What you have to do: Print the listing from its top line through the line containing "from bokeh.resources import INLINE", nothing more, and leave out the pictures.

-- Start of Data shown --

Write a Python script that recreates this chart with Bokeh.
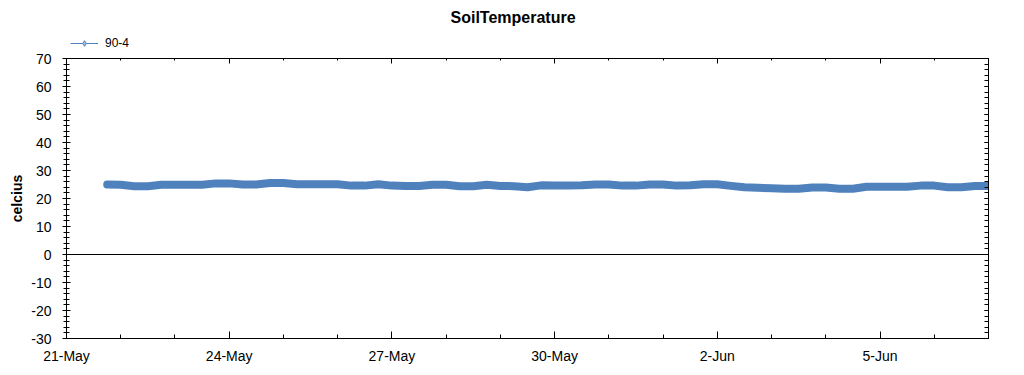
import pandas as pd
from bokeh.plotting import figure
from bokeh.layouts import column
from bokeh.models import (FixedTicker, LinearAxis, DatetimeAxis, Span, Legend,
                          LegendItem, ColumnDataSource, Range1d)
from bokeh.embed import file_html
from bokeh.resources import INLINE

# ---------------- data ----------------
chart_title = "SoilTemperature"
y_label = "celcius"
series_name = "90-4"
first_sample = "2021-05-21 18:00"
sample_step = "6h"
temps = [25.0, 24.9, 24.4, 24.4, 24.9, 24.9, 24.9, 24.9, 25.4, 25.4,
         25.0, 25.0, 25.5, 25.5, 25.1, 25.1, 25.1, 25.1, 24.6, 24.6,
         25.1, 24.6, 24.5, 24.5, 24.9, 24.9, 24.4, 24.4, 24.9, 24.5,
         24.4, 24.0, 24.7, 24.6, 24.6, 24.7, 25.0, 25.0, 24.6, 24.6,
         25.0, 25.0, 24.6, 24.7, 25.1, 25.1, 24.5, 24.0, 23.8, 23.7,
         23.5, 23.5, 23.9, 23.9, 23.5, 23.5, 24.2, 24.2, 24.2, 24.2,
         24.6, 24.6, 24.0, 24.0, 24.5, 24.5]
x_start = "2021-05-21"
x_end = "2021-06-07"
tick_dates = ["2021-05-21", "2021-05-24", "2021-05-27", "2021-05-30", "2021-06-02", "2021-06-05"]
tick_labels = ["21-May", "24-May", "27-May", "30-May", "2-Jun", "5-Jun"]
y_ticks = [-30, -20, -10, 0, 10, 20, 30, 40, 50, 60, 70]
y_tick_labels = ["-30", "-20", "-10", "0", "10", "20", "30", "40", "50", "60", "70"]
y_minor = list(range(-30, 71, 2))

# ---------------- helpers ----------------
def ms(t):
    return int(pd.Timestamp(t).value // 10**6)

times = pd.date_range(first_sample, periods=len(temps), freq=sample_step)
src = ColumnDataSource(dict(t=times, v=temps))

major_ms = [ms(d) for d in tick_dates]
minor_ms = [ms(d) for d in pd.date_range(x_start, x_end, freq="D")]
xticker = FixedTicker(ticks=major_ms, minor_ticks=minor_ms)
yticker = FixedTicker(ticks=y_ticks, minor_ticks=y_minor)

FONT = "Liberation Sans"
BLUE = "#4F81BD"
NAN = float("nan")

# ---------------- header: title + legend ----------------
head = figure(width=1024, height=50, x_range=Range1d(0, 1), y_range=Range1d(0, 1),
              x_axis_location=None, y_axis_location=None,
              output_backend="svg", toolbar_location=None, min_border=0,
              background_fill_color="white", border_fill_color="white")
head.grid.visible = False
head.outline_line_color = None
head.title.text = chart_title
head.title.align = "left"
head.title.offset = 384
head.title.standoff = 12
head.title.text_font = FONT
head.title.text_font_size = "16px"
head.title.text_font_style = "bold"
head.title.text_color = "#000000"

# legend sample glyphs (no visible data of their own)
leg_src = ColumnDataSource(dict(x=[NAN], y=[NAN]))
leg_line = head.line(x="x", y="y", source=leg_src, line_color=BLUE, line_width=1)
leg_mark = head.scatter(x="x", y="y", source=leg_src, marker="diamond", size=9,
                        fill_color="#A9BED8", line_color=BLUE)
legend = Legend(items=[LegendItem(label=series_name, renderers=[leg_line, leg_mark])],
                location=(4, 0), orientation="horizontal",
                glyph_width=28, glyph_height=14, label_height=14, label_standoff=7,
                padding=0, margin=0, spacing=0, border_line_color=None,
                background_fill_alpha=0, label_text_font=FONT,
                label_text_font_size="12px", label_text_color="black")
head.add_layout(legend)

# ---------------- main chart ----------------
p = figure(width=1024, height=325, x_axis_type="datetime",
           x_range=Range1d(ms(x_start), ms(x_end)), y_range=Range1d(-30, 70),
           output_backend="svg", toolbar_location=None,
           min_border_left=66, min_border_right=36, min_border_top=8, min_border_bottom=37,
           background_fill_color="white", border_fill_color="white")
p.xgrid.visible = False
p.ygrid.visible = False
p.outline_line_color = "black"

# bottom axis
xa = p.xaxis[0]
xa.ticker = xticker
xa.major_label_overrides = {m: l for m, l in zip(major_ms, tick_labels)}
xa.major_tick_in = 7
xa.major_tick_out = 0
xa.minor_tick_in = 4
xa.minor_tick_out = 0
xa.major_label_standoff = 9
xa.major_label_text_font = FONT
xa.major_label_text_font_size = "14px"
xa.major_label_text_color = "black"
xa.axis_line_color = "black"

# left axis
ya = p.yaxis[0]
ya.ticker = yticker
ya.major_label_overrides = {v: l for v, l in zip(y_ticks, y_tick_labels)}
ya.major_tick_in = 4
ya.major_tick_out = 4
ya.minor_tick_in = 3
ya.minor_tick_out = 3
ya.major_label_standoff = 11
ya.major_label_text_font = FONT
ya.major_label_text_font_size = "14px"
ya.major_label_text_color = "black"
ya.axis_label = y_label
ya.axis_label_text_font = FONT
ya.axis_label_text_font_size = "14px"
ya.axis_label_text_font_style = "bold"
ya.axis_label_text_color = "black"
ya.axis_label_standoff = 3

# right and top axes (ticks only, empty labels)
ra = LinearAxis(ticker=yticker, major_tick_in=4, major_tick_out=0,
                minor_tick_in=4, minor_tick_out=0, major_label_standoff=0,
                major_label_overrides={v: "" for v in y_ticks},
                axis_line_color="black")
p.add_layout(ra, "right")
ta = DatetimeAxis(ticker=xticker, major_tick_in=5, major_tick_out=0,
                  minor_tick_in=2, minor_tick_out=0, major_label_standoff=0,
                  major_label_overrides={m: "" for m in major_ms},
                  axis_line_color="black")
p.add_layout(ta, "above")

# zero line
p.add_layout(Span(location=0, dimension="width", line_color="black", line_width=1))

# data
p.line(x="t", y="v", source=src, line_width=8, line_color=BLUE,
       line_join="round", line_cap="round")

layout = column(head, p, spacing=0)
open("out.html", "w").write(file_html(layout, INLINE))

-- End of Data shown --

Task solution:
Write a Python script that recreates this chart with Bokeh.
import pandas as pd
from bokeh.plotting import figure
from bokeh.layouts import column
from bokeh.models import (FixedTicker, LinearAxis, DatetimeAxis, Span, Legend,
                          LegendItem, ColumnDataSource, Range1d)
from bokeh.embed import file_html
from bokeh.resources import INLINE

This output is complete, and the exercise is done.